An arbitral award is a decision made by an arbitrator (a person other than a judge, that the spouses have agreed can make a decision for them). Provincial laws determine who can arbitrate in a family law case.

  1. Whether the person planning the relocation has followed the notice rules – the court will want to know if the move has been well planned and if the other parent has been informed and given an opportunity to respond to the proposal. If you do not follow these rules, the court may see this negatively.
  2. Whether there is a court order, agreement or arbitral award that says a child is supposed to live in a certain place. For example, if you and the other parent have a separation agreement that says that the child must continue to live in a specific city, this is a factor the court will look at.
  3. Whether the proposal to change the parenting arrangement is reasonable. The court will look at the location of the child’s proposed new home, and how practical and costly it would be for the non-moving parent to travel to the child’s new location to spend time together. The court will also look at how easy it is for the child to travel back to their old place of residence. A child’s age and personality, along with airline, train and bus rules about children’s travel, are all important to think about.
  4. Whether parents have been complying with their family law orders, agreements and arbitral awards. For example, a court would want to know whether a parent who is proposing a move has denied parenting time in the past. This may predict future problems.
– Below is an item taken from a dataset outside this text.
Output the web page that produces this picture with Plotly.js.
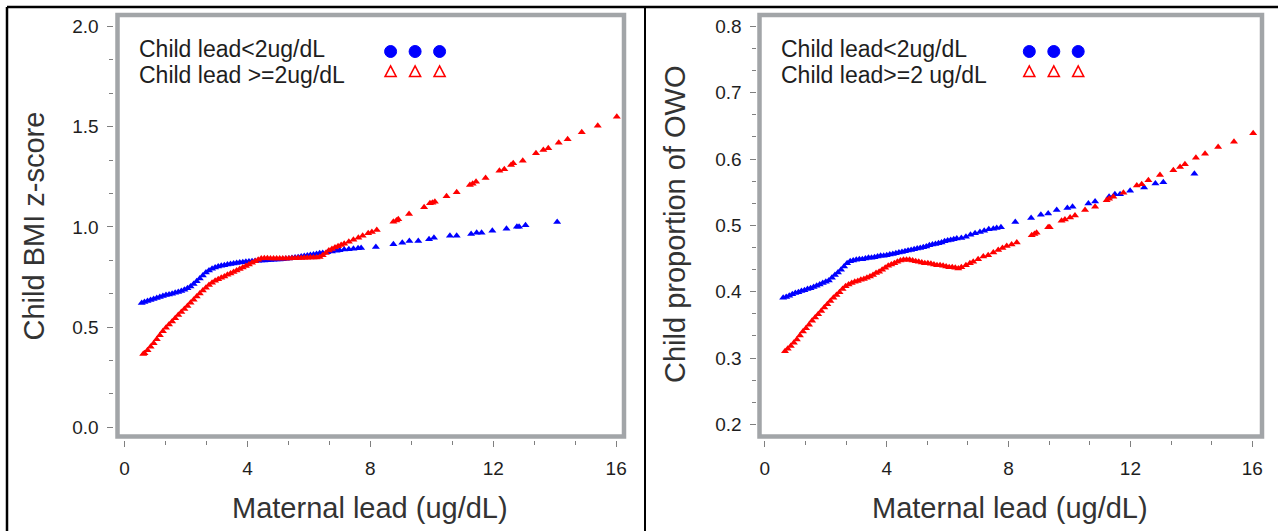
<!DOCTYPE html>
<html>
<head>
<meta charset="utf-8">
<script src="https://cdn.plot.ly/plotly-3.0.1.min.js"></script>
<style>
html,body{margin:0;padding:0;background:#fff;}
#chart{width:1278px;height:531px;}
</style>
</head>
<body>
<div id="chart"></div>
<script>
// ---------------- DATA ----------------
// Left panel: Child BMI z-score vs maternal lead
const bmiLowX = [0.56,0.65,0.75,0.85,0.95,1.05,1.15,1.25,1.35,1.45,1.55,1.65,1.75,1.85,1.95,2.05,2.15,2.25,2.35,2.45,2.55,2.65,2.75,2.85,2.95,3.05,3.15,3.25,3.35,3.45,3.55,3.65,3.75,3.85,3.95,4.05,4.15,4.25,4.35,4.45,4.55,4.65,4.75,4.85,4.95,5.05,5.15,5.25,5.35,5.45,5.55,5.65,5.75,5.85,5.95,6.05,6.15,6.25,6.35,6.45,6.6,6.75,6.9,7.0,7.15,7.3,7.45,7.6,7.7,8.18,8.75,9.04,9.27,9.56,9.91,10.07,10.59,10.81,11.28,11.46,11.62,11.97,12.43,12.77,12.84,13.05,14.08];
const bmiLowY = [0.620,0.625,0.630,0.636,0.640,0.645,0.650,0.655,0.660,0.663,0.667,0.671,0.675,0.680,0.687,0.694,0.703,0.715,0.729,0.743,0.758,0.772,0.783,0.791,0.797,0.802,0.806,0.809,0.812,0.815,0.818,0.820,0.822,0.824,0.826,0.828,0.829,0.830,0.831,0.832,0.833,0.834,0.835,0.836,0.837,0.838,0.839,0.841,0.843,0.845,0.847,0.849,0.852,0.855,0.857,0.860,0.862,0.865,0.868,0.870,0.873,0.877,0.881,0.884,0.887,0.889,0.891,0.893,0.895,0.900,0.913,0.921,0.930,0.930,0.938,0.946,0.956,0.956,0.965,0.971,0.971,0.981,0.991,1.001,1.001,1.008,1.024];

const bmiHighX = [0.61,0.65,0.75,0.85,0.95,1.05,1.15,1.25,1.35,1.45,1.55,1.65,1.75,1.85,1.95,2.05,2.15,2.25,2.35,2.45,2.55,2.65,2.75,2.85,2.95,3.05,3.15,3.25,3.35,3.45,3.55,3.65,3.75,3.85,3.95,4.05,4.15,4.25,4.35,4.45,4.55,4.65,4.75,4.85,4.95,5.05,5.15,5.25,5.35,5.45,5.55,5.65,5.75,5.85,5.95,6.05,6.15,6.25,6.35,6.45,6.55,6.65,6.75,6.85,6.95,7.05,7.15,7.3,7.45,7.61,7.75,7.93,8.05,8.21,8.75,8.85,8.91,9.26,9.75,9.94,10.02,10.10,10.48,10.81,11.24,11.33,11.44,11.75,12.2,12.36,12.58,12.65,12.96,13.39,13.63,13.79,14.13,14.42,14.88,15.4,16.02];
const bmiHighY = [0.366,0.370,0.385,0.402,0.420,0.440,0.460,0.480,0.497,0.513,0.528,0.544,0.560,0.575,0.591,0.606,0.622,0.637,0.653,0.668,0.683,0.697,0.710,0.722,0.731,0.739,0.746,0.753,0.761,0.768,0.775,0.783,0.790,0.797,0.805,0.813,0.821,0.829,0.836,0.842,0.844,0.844,0.843,0.843,0.843,0.842,0.842,0.843,0.843,0.844,0.844,0.845,0.845,0.846,0.846,0.847,0.847,0.848,0.850,0.858,0.870,0.882,0.890,0.897,0.904,0.910,0.916,0.926,0.936,0.946,0.956,0.968,0.975,0.985,1.026,1.032,1.038,1.064,1.098,1.118,1.121,1.126,1.153,1.173,1.209,1.215,1.225,1.244,1.280,1.287,1.309,1.317,1.330,1.367,1.384,1.392,1.420,1.437,1.472,1.505,1.550];

// Right panel: Child proportion of OWO vs maternal lead
const owoLowX = [0.6,0.7,0.8,0.9,1.0,1.1,1.2,1.3,1.4,1.5,1.6,1.7,1.8,1.9,2.0,2.1,2.2,2.3,2.4,2.5,2.6,2.7,2.8,2.9,3.0,3.1,3.2,3.3,3.4,3.5,3.6,3.7,3.8,3.9,4.0,4.1,4.2,4.3,4.4,4.5,4.6,4.7,4.8,4.9,5.0,5.1,5.2,5.3,5.4,5.5,5.6,5.7,5.8,5.9,6.0,6.1,6.2,6.3,6.45,6.6,6.75,6.9,7.06,7.2,7.35,7.5,7.61,7.75,8.22,8.74,9.06,9.30,9.58,9.93,10.1,10.62,10.84,11.30,11.49,11.66,11.99,12.45,12.82,13.08,14.1];
const owoLowY = [0.391,0.392,0.394,0.396,0.398,0.399,0.401,0.402,0.404,0.405,0.407,0.409,0.411,0.413,0.415,0.417,0.421,0.425,0.429,0.433,0.438,0.443,0.446,0.447,0.448,0.449,0.449,0.450,0.451,0.451,0.452,0.453,0.454,0.454,0.455,0.456,0.457,0.458,0.459,0.460,0.461,0.462,0.463,0.464,0.465,0.466,0.467,0.468,0.470,0.471,0.472,0.473,0.474,0.476,0.477,0.478,0.479,0.480,0.481,0.483,0.486,0.488,0.490,0.492,0.494,0.495,0.496,0.497,0.505,0.511,0.516,0.518,0.523,0.526,0.528,0.533,0.536,0.543,0.547,0.547,0.552,0.557,0.563,0.565,0.578];

const owoHighX = [0.66,0.75,0.85,0.95,1.05,1.15,1.25,1.35,1.45,1.55,1.65,1.75,1.85,1.95,2.05,2.15,2.25,2.35,2.45,2.55,2.65,2.75,2.85,2.95,3.05,3.15,3.25,3.35,3.45,3.55,3.65,3.75,3.85,3.95,4.05,4.15,4.25,4.35,4.45,4.55,4.65,4.75,4.85,4.95,5.05,5.15,5.25,5.35,5.45,5.55,5.65,5.75,5.85,5.95,6.05,6.15,6.25,6.35,6.45,6.6,6.73,6.84,7.0,7.17,7.33,7.5,7.66,7.8,7.94,8.1,8.27,8.76,8.85,8.92,9.30,9.35,9.74,9.85,10.02,10.18,10.51,10.84,11.22,11.30,11.44,11.77,12.21,12.37,12.59,12.97,13.41,13.63,13.79,14.15,14.45,14.88,15.4,16.03];
const owoHighY = [0.310,0.314,0.318,0.323,0.328,0.334,0.340,0.345,0.350,0.356,0.361,0.366,0.371,0.376,0.381,0.386,0.391,0.395,0.399,0.404,0.408,0.411,0.413,0.415,0.416,0.418,0.419,0.421,0.423,0.425,0.428,0.430,0.433,0.436,0.439,0.441,0.443,0.445,0.447,0.448,0.448,0.448,0.447,0.446,0.445,0.444,0.443,0.443,0.442,0.441,0.440,0.440,0.439,0.438,0.437,0.437,0.436,0.435,0.437,0.440,0.443,0.445,0.449,0.453,0.455,0.459,0.463,0.466,0.469,0.471,0.474,0.485,0.487,0.489,0.497,0.497,0.507,0.509,0.512,0.515,0.523,0.528,0.538,0.540,0.543,0.549,0.560,0.562,0.568,0.576,0.583,0.588,0.592,0.602,0.608,0.618,0.626,0.639];

const xTicks = [0,4,8,12,16];
const bmiTicks = [0.0,0.5,1.0,1.5,2.0];
const owoTicks = [0.2,0.3,0.4,0.5,0.6,0.7,0.8];

const legendLeft = ["Child lead<2ug/dL", "Child lead >=2ug/dL"];
const legendRight = ["Child lead<2ug/dL", "Child lead>=2 ug/dL"];
const xTitle = "Maternal lead (ug/dL)";
const yTitleLeft = "Child BMI z-score";
const yTitleRight = "Child proportion of OWO";

// ---------------- LAYOUT HELPERS ----------------
const W = 1278, H = 531;
const px = v => v / W;
const py = v => 1 - v / H;
const BLUE = '#0000ff', RED = '#ff0000';
const FONT = 'Liberation Sans, Arial, sans-serif';
const FRAME = '#a2a5a8';

function pts(x, y, color, xa, ya) {
  return {x: x, y: y, type: 'scatter', mode: 'markers', xaxis: xa, yaxis: ya,
    marker: {symbol: 'triangle-up', size: 7, color: color, line: {width: 0}},
    showlegend: false, hoverinfo: 'x+y'};
}

const data = [
  pts(bmiLowX, bmiLowY, BLUE, 'x', 'y'),
  pts(bmiHighX, bmiHighY, RED, 'x', 'y'),
  pts(owoLowX, owoLowY, BLUE, 'x2', 'y2'),
  pts(owoHighX, owoHighY, RED, 'x2', 'y2')
];

function xAxis(domain, range, anchor) {
  return {domain: domain, range: range, anchor: anchor, tickmode: 'array', tickvals: xTicks,
    ticks: 'outside', ticklen: 6, tickwidth: 1, tickcolor: '#7f7f7f',
    minor: {dtick: 4/3, tick0: 0, ticks: 'outside', ticklen: 4, tickwidth: 1, tickcolor: '#7f7f7f'},
    showline: false, showgrid: false, zeroline: false, ticklabelstandoff: 5,
    tickfont: {family: FONT, size: 19, color: '#1e1e1e'}, fixedrange: true};
}
function yAxis(domain, range, anchor, vals, mdt) {
  return {domain: domain, range: range, anchor: anchor, tickmode: 'array', tickvals: vals,
    tickformat: '.1f', ticks: 'outside', ticklen: 6, tickwidth: 1, tickcolor: '#7f7f7f',
    minor: {dtick: mdt, tick0: vals[0], ticks: 'outside', ticklen: 4, tickwidth: 1, tickcolor: '#7f7f7f'},
    showline: false, showgrid: false, zeroline: false, ticklabelstandoff: 4,
    tickfont: {family: FONT, size: 19, color: '#1e1e1e'}, fixedrange: true};
}

const yDom = [py(440), py(12)];
const layout = {
  width: W, height: H, margin: {l: 0, r: 0, t: 0, b: 0},
  paper_bgcolor: '#fff', plot_bgcolor: 'rgba(0,0,0,0)', showlegend: false,
  xaxis: xAxis([px(113.5), px(628)], [(113.5-124.5)/30.73, (628-124.5)/30.73], 'y'),
  yaxis: yAxis(yDom, [(427.4-440)/200.5, (427.4-12)/200.5], 'x', bmiTicks, 0.5/3),
  xaxis2: xAxis([px(756.5), px(1266)], [(756.5-764.9)/30.46, (1266-764.9)/30.46], 'y2'),
  yaxis2: yAxis(yDom, [0.8-(440-26.4)/663.2, 0.8+(26.4-12)/663.2], 'x2', owoTicks, 0.1/3),
  shapes: [],
  annotations: []
};

// outer black borders
layout.shapes.push({type: 'line', xref: 'paper', yref: 'paper', x0: px(7), x1: 1, y0: py(7), y1: py(7), line: {color: '#000', width: 2.5}});
layout.shapes.push({type: 'line', xref: 'paper', yref: 'paper', x0: px(7), x1: px(7), y0: py(7), y1: 0, line: {color: '#000', width: 2.5}});
layout.shapes.push({type: 'line', xref: 'paper', yref: 'paper', x0: px(645), x1: px(645), y0: py(7), y1: 0, line: {color: '#000', width: 2}});

// gray plot frames
layout.shapes.push({type: 'rect', xref: 'paper', yref: 'paper', x0: px(117.5), x1: px(624), y0: py(436.5), y1: py(15), line: {color: FRAME, width: 4.5}, layer: 'below'});
layout.shapes.push({type: 'rect', xref: 'paper', yref: 'paper', x0: px(759.5), x1: px(1262), y0: py(436.5), y1: py(15), line: {color: FRAME, width: 4.5}, layer: 'below'});

// legends (text + symbol keys)
function legend(texts, textX, keyXs) {
  layout.annotations.push({xref: 'paper', yref: 'paper', x: px(textX), y: py(49.5), xanchor: 'left', yanchor: 'middle', showarrow: false,
    text: texts[0], font: {family: FONT, size: 23, color: '#1e1e1e'}});
  layout.annotations.push({xref: 'paper', yref: 'paper', x: px(textX), y: py(74.5), xanchor: 'left', yanchor: 'middle', showarrow: false,
    text: texts[1], font: {family: FONT, size: 23, color: '#1e1e1e'}});
  keyXs.forEach(k => {
    layout.shapes.push({type: 'circle', xref: 'paper', yref: 'paper', x0: px(k-6), x1: px(k+6), y0: py(51.5+6), y1: py(51.5-6),
      fillcolor: BLUE, line: {color: BLUE, width: 1}});
    const a = px(k-5.5), b = px(k+5.5), c = px(k), top = py(66), bot = py(76.5);
    layout.shapes.push({type: 'path', xref: 'paper', yref: 'paper', path: `M ${a} ${bot} L ${b} ${bot} L ${c} ${top} Z`,
      line: {color: RED, width: 1.6}});
  });
}
legend(legendLeft, 137, [390.6, 415.1, 439.6]);
legend(legendRight, 779, [1029.3, 1053.8, 1078.2]);

// axis titles
const TITLEFONT = {family: FONT, size: 29, color: '#333'};
layout.annotations.push({xref: 'paper', yref: 'paper', x: px(370), y: py(508), xanchor: 'center', yanchor: 'middle', showarrow: false, text: xTitle, font: TITLEFONT});
layout.annotations.push({xref: 'paper', yref: 'paper', x: px(1010), y: py(508), xanchor: 'center', yanchor: 'middle', showarrow: false, text: xTitle, font: TITLEFONT});
layout.annotations.push({xref: 'paper', yref: 'paper', x: px(33.5), y: py(226), xanchor: 'center', yanchor: 'middle', showarrow: false, textangle: -90, text: yTitleLeft, font: TITLEFONT});
layout.annotations.push({xref: 'paper', yref: 'paper', x: px(675), y: py(224), xanchor: 'center', yanchor: 'middle', showarrow: false, textangle: -90, text: yTitleRight, font: TITLEFONT});

Plotly.newPlot('chart', data, layout, {displayModeBar: false, staticPlot: true});
</script>
</body>
</html>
The court might also want to know if the parent who does not want the move has failed in the past to use their parenting time or not paid child support, putting the other parent at financial risk.

Who has to prove whether the relocation is in the best interests of the child

The Divorce Act has two other rules to promote stability for the child and give the parties guidance about how relocation cases will be decided.

These two other rules only apply where:

  • the parenting arrangement is set out in a court order, agreement or arbitral award, and
  • the parents are complying with it.

This is because, in these cases, a court or the parents have already decided what is in the best interests of the child, and now someone is proposing to change that living arrangement.

Equal parenting time

If both parents have substantially equal parenting time with the child (have roughly equal responsibility for caring for the child), the person planning to relocate with the child must prove on the balance of probabilities (which means it is more likely than not) that the move is in the best interests of the child.

Clear primary caregiver

If the person planning to relocate with the child has the vast majority of the parenting time with the child, the other parent must prove on the balance of probabilities (which means it is more likely than not) that the move would not be in the best interests of the child.

Travel expenses to exercise parenting time

If a relocation happens, the child and the non-moving parent may need to travel to be together, which has costs, such as airline or train travel and hotels.

The Divorce Act allows the court to make an order about whether and how these expenses would be shared between the parents.